OMG, Johnny that is too funny!
True story, I was running errands with the SO and we swung by Walmart (classroom supplies). I was passing through the food section and asked the Hispanic stocker, “Do you carry tamales in a can”?
He said in a very flat deadpan “They don’t make Tamales in a can”.
I’ve had plenty with all sorts of fillings. Pork may be more traditional, but that’s true for all Mexican food. Yet, like the rest, we often see beef or chicken used, too. Beef tamales are the ones I see the most often at restaurants and in the frozen section. This is seasoned shredded beef, not hamburger meat.
According to Wikipedia, they can be filled with meat, cheeses vegetables, fruits, chillies, or “any preparation according to taste, and both the filling and the cooking liquid may be seasoned.” My sister had sweet tamales when she was in Mexico, which I assume are the fruit ones.
Sure. Though the ones with chicken taste exactly the same, in my experience. The sauce overwhelms any different flavor in the meat, and it’s all the same consistency.
I had tamales from a trendy restaurant a few nights ago. They were chicken, and while the tamale itself was good, they had no red chili sauce!!! To me that is no tamale at all. The sauce is what makes it.
Maybe the canned meat section at Kroger has the answer in a can.
When it comes to real tamales, I prefer them without sauce. The masa-filling combo is the essence for me. As was mentioned, the filling can be anything.
And has been pointed out the chichen taste the same due to the overwhelming sauce. However unlike mentioned above, I don’t find them hard on my digestion at all. They are not very spicy.
Yeah, it’s a pretty interesting phenomenon from several points of view. I recall reading that they were popular street food in the early 20th century as far north as Chicago. (Okay, I’ve just noticed that the Wiki entry mentions this and says that Robert Johnson’s “They’re Red Hot” is supposed to be about tamales.)
I recommend to anyone who’s interested that they try making them at home. It’s not actually as hard or time-consuming as people say, although I certainly don’t follow a traditional recipe. Over 30 years ago, a friend from Mexico invited me over to have some that his mother had made that evening, and it remains one of the great food experiences of my life. She baked them in corn husks (incredible aroma), but I just roll them in parchment paper (the stuff you put between baked goods and the oven tray) and steam them in a pressure cooker.
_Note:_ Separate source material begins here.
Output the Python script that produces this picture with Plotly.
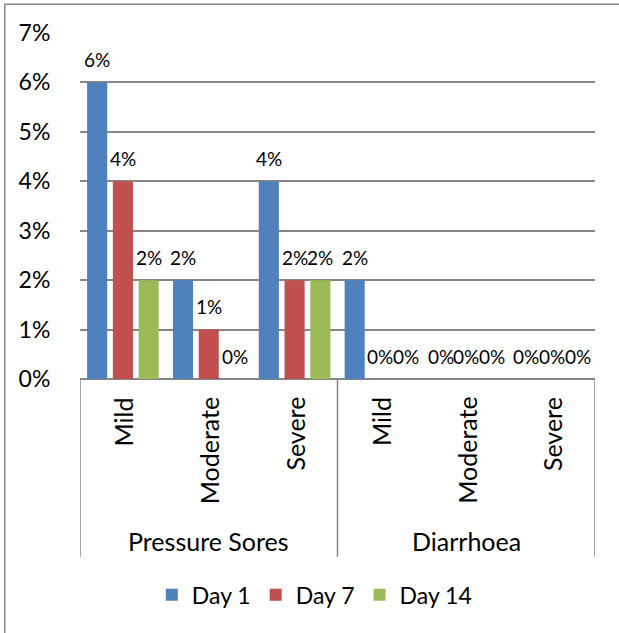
import plotly.graph_objects as go

groups = ["Pressure Sores", "Diarrhoea"]
severities = ["Mild", "Moderate", "Severe"]
series_names = ["Day 1", "Day 7", "Day 14"]
day1 = [0.06, 0.02, 0.04, 0.02, 0.0, 0.0]
day7 = [0.04, 0.01, 0.02, 0.0, 0.0, 0.0]
day14 = [0.02, 0.0, 0.02, 0.0, 0.0, 0.0]
y_ticks = [0, 0.01, 0.02, 0.03, 0.04, 0.05, 0.06, 0.07]
colors = ["#4F81BD", "#C0504D", "#9BBB59"]

FONT = "Lato"
series = [day1, day7, day14]
n_cat = len(groups) * len(severities)
xpos = list(range(n_cat))
cat_labels = [s for g in groups for s in severities]
BARGAP = 0.10

fig = go.Figure()
for name, vals, col in zip(series_names, series, colors):
    fig.add_trace(go.Bar(x=xpos, y=vals, name=name, marker=dict(color=col, line=dict(width=0))))

# data labels
slot = (1 - BARGAP) / len(series)
for k, vals in enumerate(series):
    off = (k - (len(series) - 1) / 2) * slot
    for i, v in enumerate(vals):
        fig.add_annotation(x=xpos[i] + off, y=v, xref="x", yref="y", text=f"{v*100:.0f}%",
                           showarrow=False, yanchor="middle", yshift=23,
                           font=dict(family=FONT, size=19, color="#000"))

# category labels
for i, lab in enumerate(cat_labels):
    fig.add_annotation(x=xpos[i], y=0, xref="x", yref="y", text=lab, textangle=-90,
                       showarrow=False, yanchor="top", xanchor="center", yshift=-16,
                       font=dict(family=FONT, size=25, color="#000"))
for gi, g in enumerate(groups):
    center = gi * len(severities) + (len(severities) - 1) / 2
    fig.add_annotation(x=center, y=0, xref="x", yref="y", text=g, showarrow=False,
                       yanchor="middle", yshift=-162, font=dict(family=FONT, size=25, color="#000"))

# category box lines
for gi in range(len(groups) + 1):
    xv = gi * len(severities) - 0.5
    fig.add_shape(type="line", xref="x", yref="paper", x0=xv, x1=xv, y0=0, y1=-0.514,
                  line=dict(color="#868686", width=1.5))

# outer border (left & top visible)
fig.add_shape(type="rect", xref="paper", yref="paper", x0=-0.146, x1=1.2, y0=0.999 + 29/346, y1=-1.5,
              line=dict(color="#868686", width=1.5), layer="below")

fig.update_layout(
    width=619, height=633,
    margin=dict(l=80, r=24, t=33, b=254),
    paper_bgcolor="white", plot_bgcolor="white",
    barmode="group", bargap=BARGAP, bargroupgap=0.22,
    showlegend=True,
    legend=dict(orientation="h", x=0.455, xanchor="center", y=-0.624, yanchor="middle",
                font=dict(family=FONT, size=23, color="#000"), traceorder="normal"),
    font=dict(family=FONT, color="#000"),
    xaxis=dict(range=[-0.5, n_cat - 0.5], showticklabels=False, showgrid=False,
               zeroline=False, showline=False, ticks=""),
    yaxis=dict(range=[0, 0.07], tickvals=y_ticks, tickformat=".0%", showgrid=True,
               gridcolor="#868686", gridwidth=1.5, zeroline=True, zerolinecolor="#868686",
               zerolinewidth=1.5, ticks="outside", ticklen=24, tickcolor="rgba(0,0,0,0)",
               tickfont=dict(family=FONT, size=23, color="#000"), showline=False),
)

fig.write_html("out.html")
Indeed, my mother had a frustrating time trying to explain what a tortilla even was to a grocer in Ohio during the '60s.
Umm, that’s called a Frito Pie around here. I have never heard of a pepper belly. Language is weird.
Even here, where you could get fresh tamales pretty easily, the Gebhart and Hormel varieties got eaten. They’re edible in the way that canned chili can be, filling, meaty, and you can usually dress it up to be actually good. These days, I’d rather start that kind of meal with frozen ones since they’re now actually more common than the canned ones around here.
Like ThelmaLou, if I’m having quality tamales, I want them straight. The straight corn taste of the masa blends perfectly with the spicy meat. The canned ones a require some sort of sauce, and the frozen ones can usually benefit from them. Almost any one of the options are good: queso, chili con carne, green chili sauce, ranchera sauce.
Oh, yeah? People think you’re weird for calling it a ‘Frito pie’, when it’s clearly a ‘walking taco’!
‘Pepper belly’ seems to be confined to the western part of the Mojave Desert known as the Antelope Valley. I’m not surprised few people outside of the area haven’t heard the term. (Kind of like people outside of Southern California don’t know what a chili size is. )
This kind of tamale was a rare but well remembered treat from my childhood. I probably haven’t had them in 25 hears. I also remember them in glass jars but that memory isn’t quite so sharp. That crimson grease, though.
Coincidentally, the bar I was at last night was visited by The Tamale Guy. Well, it was a guy selling Mexican-style tamales in corn husks out of a cooler, not the ‘famous’ guy in the article. Anyway, he had both pork and chicken versions available.
There are many different types of tamales. Different regions have different recipes. They may be savory or sweet. They may be small such as tamales de bola found in Chiapas to the very large zacahuil originally from the Huasteca area of San Luis Potosí. In Michoacán, they serve corundas and uchepos. Oaxaca, of course, tamales de mole, the Yucatán has their unique offerings. In Guanajauto, el tamal de muerto. In Sinaloa, shrimp tamales. There are tamales de ceniza, de boda, ayocote, picadillo and many more.
A dog turd with a can of chili, crushed Fritos, grated cheese, and chopped onions on top would taste at least acceptable. Anything edible underneath would be an improvement.
Around here, tamales are generally available with pork (most common), beef, or chicken, plus one I’ve never seen outside Arizona, green corn. Usually the last has a few intact kernels to prove its origin, I suppose, a dab of a soft white cheese like queso fresca, and sometimes a few diced green chilis – not too many as the flavor is delicate.